Johnson noted that the brakes on California's growth were evident in the 2010 census, after which, for the first time, the state failed to gain a new seat in Congress.

The report, the third in a series of projections by USC's Population Dynamics Research Group, predicts that California's population will grow at less than 10% per decade for the next several decades.

In the 1980s, the state's population surged nearly 26%, adding about 6 million residents. The increases were fueled primarily by the booming aerospace industry and economic problems elsewhere in the country, which made the Golden State a powerful magnet for job seekers.

In the 1990s, the state's growth rate fell to 14% but remained strong. It slowed further, to 10%, in the decade just ended, the USC report shows. Myers said the continuing falloff from 2000 to 2010 may have been partly due to the recession that began in 2008. Growth was slow even in 2005, when the economy was still strong.

The new predictions differ significantly from California's official population projections. Those show that the state's population by 2020 would reach 44 million, a level USC's researchers now say will not be attained until 2028.

Bill Schooling, chief of demographics research for the state department of finance, praised the USC report and said his staff, too, is working on a new set of population figures, which he says will be lower than its previous estimates. Schooling's office is racing to produce the new estimates ahead of its regularly scheduled report because demographic changes are so profound that state agencies urgently need fresh data to update their planning.

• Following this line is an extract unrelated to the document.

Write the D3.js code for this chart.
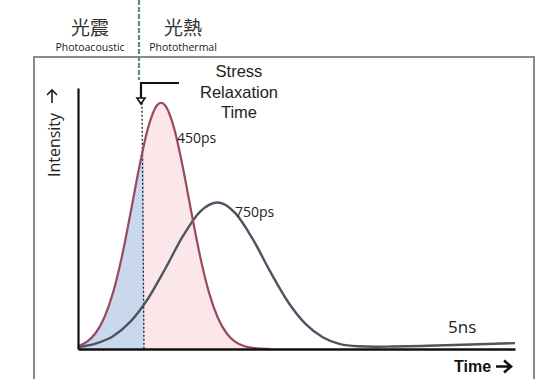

The USC analysis also predicts that as California's growth slows, its population will change in various ways. The state in coming decades is expected to have more senior citizens, fewer children and more young adults. The state's immigrant population will be more settled, with a larger share that has lived in the U.S. at least 20 years.

Each change has implications, the experts said.

The average age of the state's population, as in the nation, is rising, partly driven by the aging of the huge baby boom generation, whose oldest members were born in 1946 and are of retirement age. The USC researchers say the number of Californians of retirement age compared with people of prime working age (25- to 64-year-olds) will rise to 36 seniors per 100 working-age adults in 2030. It stood at 22 to 100 in 2010.

As the boomers age, they will require more state services and that will create budget challenges, Johnson noted. Also significant is the loss of their workforce skills to the state, he said. Baby boomers are California's most highly educated generation, he said, with a greater share having graduated from college than younger or older age groups.

A smaller population of children in years to come means savings for the state, mainly in education costs. It could lead to higher per capita spending for the education of those who remain, Johnson said.

The rising share of young adults age 25 to 34 in the next 20 years is good news for the state, which experienced negative growth for that age group from 1990 to 2010, Myers said. Young adults are crucial for the state's economic growth. They are most likely to become new workers, rent their first apartment, buy a home, have children and be first-time voters, he said.

California's increasingly settled immigrant population means that its members are more likely than before to have learned English, have children born in the U.S. and remain in the state, Johnson said.

"It's important for us as a state to make sure immigrants and their families are integrated into our society and are successful, so it's really important to look to their education," he said. "The biggest challenge California faces long term is to ensure that enough of our residents go to college, and to make sure they graduate."